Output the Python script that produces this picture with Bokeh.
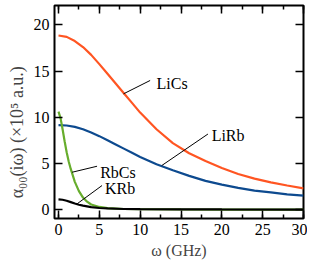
from bokeh.plotting import figure
from bokeh.models import LinearAxis, SingleIntervalTicker, Range1d, Label, CustomLabelingPolicy
from bokeh.embed import file_html
from bokeh.resources import INLINE

# ---- data ----
omega_main = [0, 1, 2, 3, 4, 5, 6, 7, 8, 9, 10, 12, 14, 16, 18, 20, 22, 24, 26, 28, 30]
lics = [18.85, 18.7, 18.25, 17.6, 16.75, 15.75, 14.7, 13.65, 12.6, 11.55, 10.5,
        8.7, 7.2, 6.1, 5.25, 4.5, 3.85, 3.35, 2.95, 2.6, 2.3]
lirb = [9.15, 9.1, 8.95, 8.7, 8.35, 7.95, 7.5, 7.05, 6.6, 6.15, 5.7,
        4.9, 4.25, 3.65, 3.1, 2.7, 2.35, 2.05, 1.85, 1.65, 1.5]
omega_rbcs = [0, 0.25, 0.5, 0.75, 1, 1.25, 1.5, 1.75, 2, 2.5, 3, 3.5, 4, 5, 6, 8, 10, 15, 20, 30]
rbcs = [10.6, 9.9, 8.7, 7.4, 6.2, 5.2, 4.4, 3.7, 3.0, 2.0, 1.3, 0.85, 0.55, 0.28, 0.15,
        0.06, 0.03, 0.01, 0.0, 0.0]
omega_krb = [0, 0.5, 1, 1.5, 2, 2.5, 3, 4, 5, 6, 8, 10, 15, 20, 30]
krb = [1.1, 1.06, 0.95, 0.8, 0.65, 0.52, 0.42, 0.27, 0.17, 0.12, 0.06, 0.04, 0.02, 0.01, 0.0]

series_names = ["LiCs", "LiRb", "RbCs", "KRb"]
series_colors = ["#FF5522", "#0D4A8F", "#67AD2D", "#000000"]
# label anchor (data coords) and leader lines
label_x = [12.0, 18.75, 5.1, 5.7]
label_y = [13.7, 8.0, 4.05, 2.25]
leader_x0 = [7.96, 12.65, 1.67, 2.28]
leader_y0 = [12.53, 4.77, 4.04, 0.62]
leader_x1 = [11.22, 18.3, 4.72, 5.33]
leader_y1 = [13.98, 8.18, 4.69, 2.6]

FONT = "'Liberation Serif', 'Times New Roman', serif"
Y_LABEL = "α₀₀(iω)  (×10⁵ a.u.)\u2002\u2002\u2002\u2002"

p = figure(width=307, height=268, output_backend="svg", toolbar_location=None,
           x_range=Range1d(-0.49, 30), y_range=Range1d(-0.97, 22.1),
           x_axis_type=None, y_axis_type=None,
           min_border_left=54, min_border_right=3, min_border_top=5, min_border_bottom=50)
p.title.visible = False
p.grid.visible = False
p.outline_line_color = "black"
p.outline_line_width = 2
p.background_fill_color = "white"
p.border_fill_color = "white"


def make_axis(minor, show_labels, standoff):
    ax = LinearAxis(ticker=SingleIntervalTicker(interval=5, num_minor_ticks=minor))
    ax.axis_line_color = None
    ax.major_tick_in = 8
    ax.major_tick_out = 0
    ax.major_tick_line_width = 1.5
    ax.minor_tick_in = 4
    ax.minor_tick_out = 0
    ax.minor_tick_line_width = 1.5
    if minor == 0:
        ax.minor_tick_line_color = None
    ax.major_label_text_font = FONT
    ax.major_label_text_font_size = "16px"
    ax.major_label_text_color = "black"
    ax.major_label_standoff = standoff
    if not show_labels:
        ax.major_label_policy = CustomLabelingPolicy(code="return new Set()")
        ax.major_label_text_font_size = "1px"
        ax.major_label_standoff = 0
    return ax


xb = make_axis(2, True, 5)
xb.axis_label = "ω (GHz)"
xb.axis_label_text_font = FONT
xb.axis_label_text_font_size = "16px"
xb.axis_label_text_font_style = "normal"
xb.axis_label_standoff = 4
p.add_layout(xb, "below")
xt = make_axis(2, False, 0)
p.add_layout(xt, "above")
yl = make_axis(0, True, 5)
yl.axis_label = Y_LABEL
yl.axis_label_text_font = FONT
yl.axis_label_text_font_size = "18px"
yl.axis_label_text_font_style = "normal"
yl.axis_label_standoff = 4
p.add_layout(yl, "left")
yr = make_axis(0, False, 0)
p.add_layout(yr, "right")

p.line(omega_main, lics, line_color=series_colors[0], line_width=2.2)
p.line(omega_main, lirb, line_color=series_colors[1], line_width=2.2)
p.line(omega_rbcs, rbcs, line_color=series_colors[2], line_width=2.2)
p.line(omega_krb, krb, line_color=series_colors[3], line_width=2.2)

p.segment(x0=leader_x0, y0=leader_y0, x1=leader_x1, y1=leader_y1,
          line_color="black", line_width=1)

for name, lx, ly in zip(series_names, label_x, label_y):
    p.add_layout(Label(x=lx, y=ly, text=name, text_font=FONT, text_font_size="16px",
                       text_color="black", text_align="left", text_baseline="alphabetic"))

open("out.html", "w").write(file_html(p, INLINE))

· · · · · · ·

TASK REQUIREMENTS:
Every line of the data above should be quoted exactly. Omit the pictures.

THE REPLY:
Output the Python script that produces this picture with Bokeh.
from bokeh.plotting import figure
from bokeh.models import LinearAxis, SingleIntervalTicker, Range1d, Label, CustomLabelingPolicy
from bokeh.embed import file_html
from bokeh.resources import INLINE

# ---- data ----
omega_main = [0, 1, 2, 3, 4, 5, 6, 7, 8, 9, 10, 12, 14, 16, 18, 20, 22, 24, 26, 28, 30]
lics = [18.85, 18.7, 18.25, 17.6, 16.75, 15.75, 14.7, 13.65, 12.6, 11.55, 10.5,
        8.7, 7.2, 6.1, 5.25, 4.5, 3.85, 3.35, 2.95, 2.6, 2.3]
lirb = [9.15, 9.1, 8.95, 8.7, 8.35, 7.95, 7.5, 7.05, 6.6, 6.15, 5.7,
        4.9, 4.25, 3.65, 3.1, 2.7, 2.35, 2.05, 1.85, 1.65, 1.5]
omega_rbcs = [0, 0.25, 0.5, 0.75, 1, 1.25, 1.5, 1.75, 2, 2.5, 3, 3.5, 4, 5, 6, 8, 10, 15, 20, 30]
rbcs = [10.6, 9.9, 8.7, 7.4, 6.2, 5.2, 4.4, 3.7, 3.0, 2.0, 1.3, 0.85, 0.55, 0.28, 0.15,
        0.06, 0.03, 0.01, 0.0, 0.0]
omega_krb = [0, 0.5, 1, 1.5, 2, 2.5, 3, 4, 5, 6, 8, 10, 15, 20, 30]
krb = [1.1, 1.06, 0.95, 0.8, 0.65, 0.52, 0.42, 0.27, 0.17, 0.12, 0.06, 0.04, 0.02, 0.01, 0.0]

series_names = ["LiCs", "LiRb", "RbCs", "KRb"]
series_colors = ["#FF5522", "#0D4A8F", "#67AD2D", "#000000"]
# label anchor (data coords) and leader lines
label_x = [12.0, 18.75, 5.1, 5.7]
label_y = [13.7, 8.0, 4.05, 2.25]
leader_x0 = [7.96, 12.65, 1.67, 2.28]
leader_y0 = [12.53, 4.77, 4.04, 0.62]
leader_x1 = [11.22, 18.3, 4.72, 5.33]
leader_y1 = [13.98, 8.18, 4.69, 2.6]

FONT = "'Liberation Serif', 'Times New Roman', serif"
Y_LABEL = "α₀₀(iω)  (×10⁵ a.u.)\u2002\u2002\u2002\u2002"

p = figure(width=307, height=268, output_backend="svg", toolbar_location=None,
           x_range=Range1d(-0.49, 30), y_range=Range1d(-0.97, 22.1),
           x_axis_type=None, y_axis_type=None,
           min_border_left=54, min_border_right=3, min_border_top=5, min_border_bottom=50)
p.title.visible = False
p.grid.visible = False
p.outline_line_color = "black"
p.outline_line_width = 2
p.background_fill_color = "white"
p.border_fill_color = "white"


def make_axis(minor, show_labels, standoff):
    ax = LinearAxis(ticker=SingleIntervalTicker(interval=5, num_minor_ticks=minor))
    ax.axis_line_color = None
    ax.major_tick_in = 8
    ax.major_tick_out = 0
    ax.major_tick_line_width = 1.5
    ax.minor_tick_in = 4
    ax.minor_tick_out = 0
    ax.minor_tick_line_width = 1.5
    if minor == 0:
        ax.minor_tick_line_color = None
    ax.major_label_text_font = FONT
    ax.major_label_text_font_size = "16px"
    ax.major_label_text_color = "black"
    ax.major_label_standoff = standoff
    if not show_labels:
        ax.major_label_policy = CustomLabelingPolicy(code="return new Set()")
        ax.major_label_text_font_size = "1px"
        ax.major_label_standoff = 0
    return ax


xb = make_axis(2, True, 5)
xb.axis_label = "ω (GHz)"
xb.axis_label_text_font = FONT
xb.axis_label_text_font_size = "16px"
xb.axis_label_text_font_style = "normal"
xb.axis_label_standoff = 4
p.add_layout(xb, "below")
xt = make_axis(2, False, 0)
p.add_layout(xt, "above")
yl = make_axis(0, True, 5)
yl.axis_label = Y_LABEL
yl.axis_label_text_font = FONT
yl.axis_label_text_font_size = "18px"
yl.axis_label_text_font_style = "normal"
yl.axis_label_standoff = 4
p.add_layout(yl, "left")
yr = make_axis(0, False, 0)
p.add_layout(yr, "right")

p.line(omega_main, lics, line_color=series_colors[0], line_width=2.2)
p.line(omega_main, lirb, line_color=series_colors[1], line_width=2.2)
p.line(omega_rbcs, rbcs, line_color=series_colors[2], line_width=2.2)
p.line(omega_krb, krb, line_color=series_colors[3], line_width=2.2)

p.segment(x0=leader_x0, y0=leader_y0, x1=leader_x1, y1=leader_y1,
          line_color="black", line_width=1)

for name, lx, ly in zip(series_names, label_x, label_y):
    p.add_layout(Label(x=lx, y=ly, text=name, text_font=FONT, text_font_size="16px",
                       text_color="black", text_align="left", text_baseline="alphabetic"))

open("out.html", "w").write(file_html(p, INLINE))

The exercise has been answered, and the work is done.